In essance if I were to summarize what you've written here it's this: "correlation doesn't always mean causation.

If I may suggest two things. First, what you appear to have described is a logical fallacy, one that you believe shouldn't be considered. Personally I feel as though knowing as many logical fallacies as possible not only ensures you're using accurate logic but tells you what to avoid so as to prevent thinking gone wrong. In many ways it not only leads to accepting correct ideas into our lives but also make good logical choices -- even moral ones, even when we can't make an informed decision all the time. So my first suggestion, if I may, is that you might want to check out this web site http://en.wikipedia.org/wiki/List_of_fallacies because I think you will find it interesting and informative. The second suggestion is that you read the boon "Why People Believe Weird Things" By Michael Shermer.

If you do wind up liking those resources to help you in the future then feel free to ask what other reading material I feel the world should read or at least be aware of.

rdlang05 profile image

rdlang05 5 years ago from Minnesota Author


Thanks for your input. I actually took a logic class in College. I agree, what I seem to be describing would most likely fall under that "Fallacy of False Cause" (Post Hoc).

Indeed this is not my greatest hub (I will be the first to admit that its rather... unfocused and ineffective), however the point is to show slight satire as well as to get traffic to my profile.

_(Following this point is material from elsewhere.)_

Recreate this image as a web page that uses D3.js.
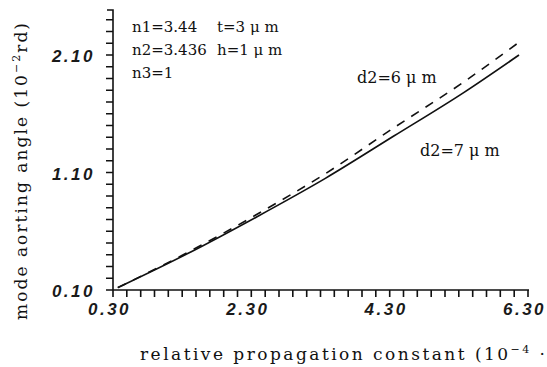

I will however check out that book, as I could use a bit of brushing up on my logic.



Druid Dude profile image

Druid Dude 5 years ago from West Coast

Applause!!! Author! Author! I like you!

rdlang05 profile image

rdlang05 5 years ago from Minnesota Author

Applause!! Reader Reader, it's mutual!

kwade tweeling profile image

kwade tweeling 5 years ago from USA

WHAT A COINCIDENCE! I was just thinking about coincidences. Or perhaps it was meant to beer.

rdlang05 profile image

rdlang05 5 years ago from Minnesota Author

Haha, Hilarious Comment Kwade!

xstatic profile image

xstatic 4 years ago from Eugene, Oregon

Always an interesting subject. I tend to think, for a variety of (unrelated) reasons that everything is random. UP!

rdlang05 profile image

rdlang05 4 years ago from Minnesota Author

Thanks for the read and the vote! Thinking everything is random could definitely make for a more fun perspective on life in some ways.

Phil 3 years ago

The subject is "interesting" only when a profound ignorance of science and education, and a high degree of religion and superstition is demonstrated. An old story. Religion and superstition and coincidence are synonymous with 'not having an explanation as to why things happen the way that they happen'. Religious people are self serving, dangerous, and opportunistic. Not only do they lie to their children on a daily basis, but they lie to themselves as well. (OK... you can make a case they are "unaware" that they are lying, and so cannot be "blamed" for their ignorance. Yet all I am obligated to do here is to point to Islamic terrorists hell bent on murdering innocent people. If you believe that innocent people should be murdered daily, without the perpetrators being punished, then there is no conversation). In other words, how in the world can you trust someone who lies to themselves?! Moreover, the reason why they lie to themselves is because they otherwise have NO EXPLINATION about how the universe works. Not being able to explain things makes them uncomfortable. So what do they do? They make stuff up! They simply make it up as they go along. To say that coincidence exists would for them reveal the true lack of foundation upon which their system of lies exists. Religion and superstition and science and reason, is the same as the difference between a priori and a posteriori knowledge. The former says take my word for it or I'll kill you. The ladder holds court and says ye are the plaintiff where is thy proof? Yet since the dawn of recorded history NO PROOF has ever been demonstrated... except for a lot of torture, bloodletting, wars, bombs, and murder. And THAT my friends is no coincidence!!